I never really considered discussing my personal life and choices of whom I chose to socialize with anyone else--because it's none of their business. Of course, I ran into the exact issues you have mentioned, above.

When it came down to dealing with the objections of family and friends, I quietly got my own apartment and left home, and cut-off all relationship with both family, and those friends who were too closed-minded to regard all people as they regard themselves.

Eventually, my family reached out to me and made genuine reconciliation with me, and they actually grew into better human beings in this respect.

Some former friends, remain former friends, and I feel absolutely no loss because of that--they were either never true friends to begin with, or I my judgment was sufficiently flawed as to allow somebody who is of poor moral character to enjoy fellowship with me.

I don't make those kinds of mistakes any longer, and refuse to call "friend" anyone who isn't color blind.

Yes, more than a few jobs have been lost, over the years, because of my refusal to discard people because of the color of the paper they came wrapped-in; and I have always fared better in that I remain comfortable with who I am.

I still don't understand racists in the least...they are the most alien sort of creature on the face of the planet, and I fail to understand how they can live with themselves.

अवलोकितेश्वर


WM4Fun1954 69M/56F  
48 posts
5/7/2019 8:21 pm

I think that, as a country, we've come a long way since I was a child, growing up in the 50's and 60's. Seeing an interracial couple back then was rare.

Today, most people don't care, or, if they do, they don't voice it. I think that's pretty good progress, and, the more people see interracial couples, the more and more acceptable and "normal" it will be.

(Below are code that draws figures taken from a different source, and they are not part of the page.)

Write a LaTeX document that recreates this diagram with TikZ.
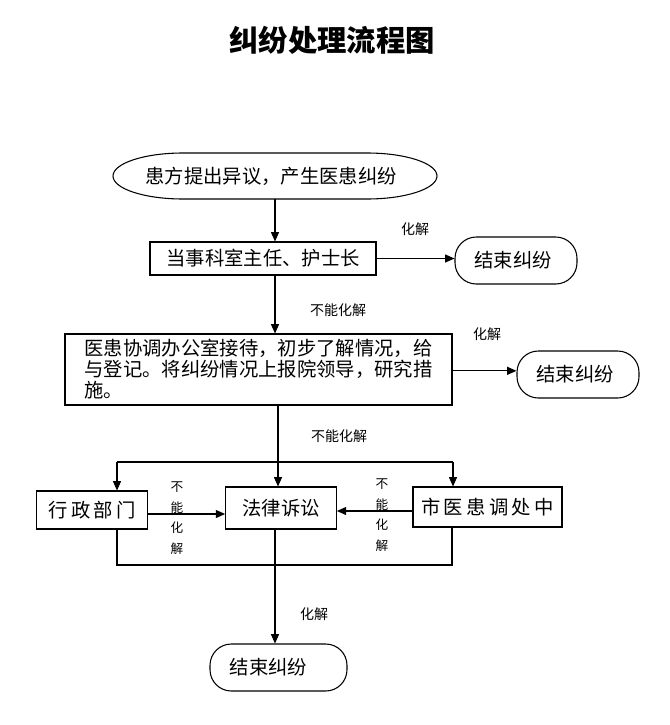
\documentclass[tikz,border=0pt]{standalone}
\usepackage{fontspec}
\setmainfont{Noto Sans CJK SC}
\usetikzlibrary{shapes.geometric,arrows.meta}
\begin{document}
\begin{tikzpicture}[x=0.75pt,y=-0.75pt,
  every node/.style={inner sep=0pt, font=\fontsize{14.5}{17}\selectfont},
  box/.style={draw, line width=0.8pt, rectangle},
  term/.style={draw, line width=0.8pt, rounded corners=16pt, minimum width=91.5pt, minimum height=35.25pt},
  oval/.style={rectangle, minimum width=243pt, minimum height=34.5pt},
  arr/.style={line width=0.8pt, -{Triangle[length=7pt,width=6pt]}},
  ln/.style={line width=0.8pt},
  lab/.style={font=\fontsize{10.5}{12}\selectfont},
  vlab/.style={font=\fontsize{9.5}{15.5}\selectfont, align=center}]
\useasboundingbox (0,0) rectangle (669,725);
% title
\node[font=\fontsize{22}{24}\selectfont\bfseries] (title) at (332,40) {纠纷处理流程图};
% nodes
\node[oval] (e1) at (275,176) {\hspace*{-6pt}患方提出异议，产生医患纠纷};
\draw[ln] (183,153) .. controls (144.3,153) and (113,163.3) .. (113,176)
  .. controls (113,188.7) and (144.3,199) .. (183,199) -- (367,199)
  .. controls (405.7,199) and (437,188.7) .. (437,176)
  .. controls (437,163.3) and (405.7,153) .. (367,153) -- cycle;
\node[box, minimum width=169.5pt, minimum height=24.75pt] (b2) at (263,258.5) {当事科室主任、护士长};
\node[term] (end1) at (516,260.5) {\hspace*{-4.5pt}结束纠纷};
\node[box, minimum width=290.25pt, minimum height=53.25pt, align=left, font=\fontsize{14.5}{15.75}\selectfont] (b3) at (258.5,369.5)
  {医患协调办公室接待，初步了解情况，给\\与登记。将纠纷情况上报院领导，研究措\\施。};
\node[term] (end2) at (578,374.5) {\hspace*{-4.5pt}结束纠纷};
\node[box, minimum width=83pt, minimum height=28.5pt] (xz) at (92,510) {行\,政\,部\,门};
\node[box, minimum width=83pt, minimum height=31.5pt] (fl) at (281,508) {法律诉讼};
\node[box, minimum width=111.75pt, minimum height=30pt] (sy) at (487.5,507) {市\,医\,患\,调\,处\,中};
\node[term, minimum width=102.75pt] (end3) at (278.5,667.5) {\hspace*{-15pt}结束纠纷};
% labels
\node[lab] (l1) at (415,229) {化解};
\node[lab] (l2) at (338,310) {不能化解};
\node[lab] (l3) at (487,334) {化解};
\node[lab] (l4) at (339,436) {不能化解};
\node[lab] (l5) at (314,614) {化解};
\node[vlab] (v1) at (177,518) {不\\能\\化\\解};
\node[vlab] (v2) at (382,515) {不\\能\\化\\解};
% junction coordinates
\coordinate (jL) at (117,462);
\coordinate (jR) at (453,462);
\coordinate (bL) at (117,565);
\coordinate (bR) at (452,565);
\coordinate (fin) at (278,405);
\coordinate (fout) at (275,529);
% connectors
\draw[arr] (e1.south) -- (e1.south |- b2.north);
\draw[arr] (b2.east) -- (b2.east -| end1.west);
\draw[arr] (e1.south |- b2.south) -- (e1.south |- b3.north);
\draw[arr] ([yshift=-1pt]b3.east) -- ([yshift=-1pt]b3.east -| end2.west);
\draw[arr] (fin) -- (fin |- fl.north);
\draw[ln] (jL) -- (jR);
\draw[arr] (jL) -- (jL |- xz.north);
\draw[arr] (jR) -- (jR |- sy.north);
\draw[arr] ([yshift=-3pt]xz.east) -- ([yshift=-3pt]xz.east -| fl.west);
\draw[arr] ([yshift=-3pt]sy.west) -- ([yshift=-3pt]sy.west -| fl.east);
\draw[ln] (jL |- xz.south) -- (bL) -- (bR) -- (bR |- sy.south);
\draw[arr] (fout) -- (fout |- end3.north);
\end{tikzpicture}
\end{document}
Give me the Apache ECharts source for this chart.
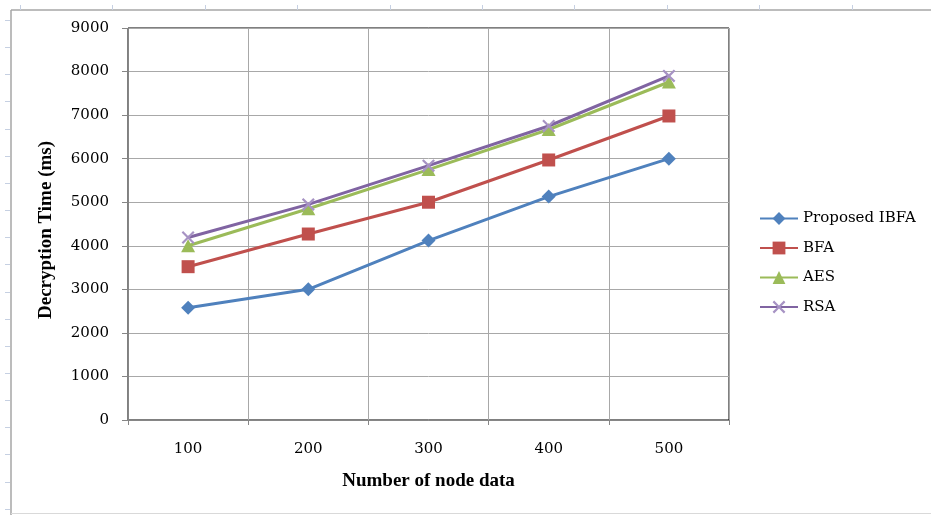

Personally, I don't care what race someone is, although I will admit to enjoying the contrast of my skin against that of darker women from time to time.

Mrs. WM4FUN is Asian. Definitely different, culturally. But, we learned about one another, and still learn. All that really matters is that we love, respect, and work please one another (and I don't mean just sexually). Making the "other" happy is what makes it all work.

I've found, over the years, while loving and playing with women of all races, shapes, sizes, etc., that what really matters to me is her smile, how her eyes look at me, and yes, sometimes whatever I'm "craving" at that given point in time.

It's all good.....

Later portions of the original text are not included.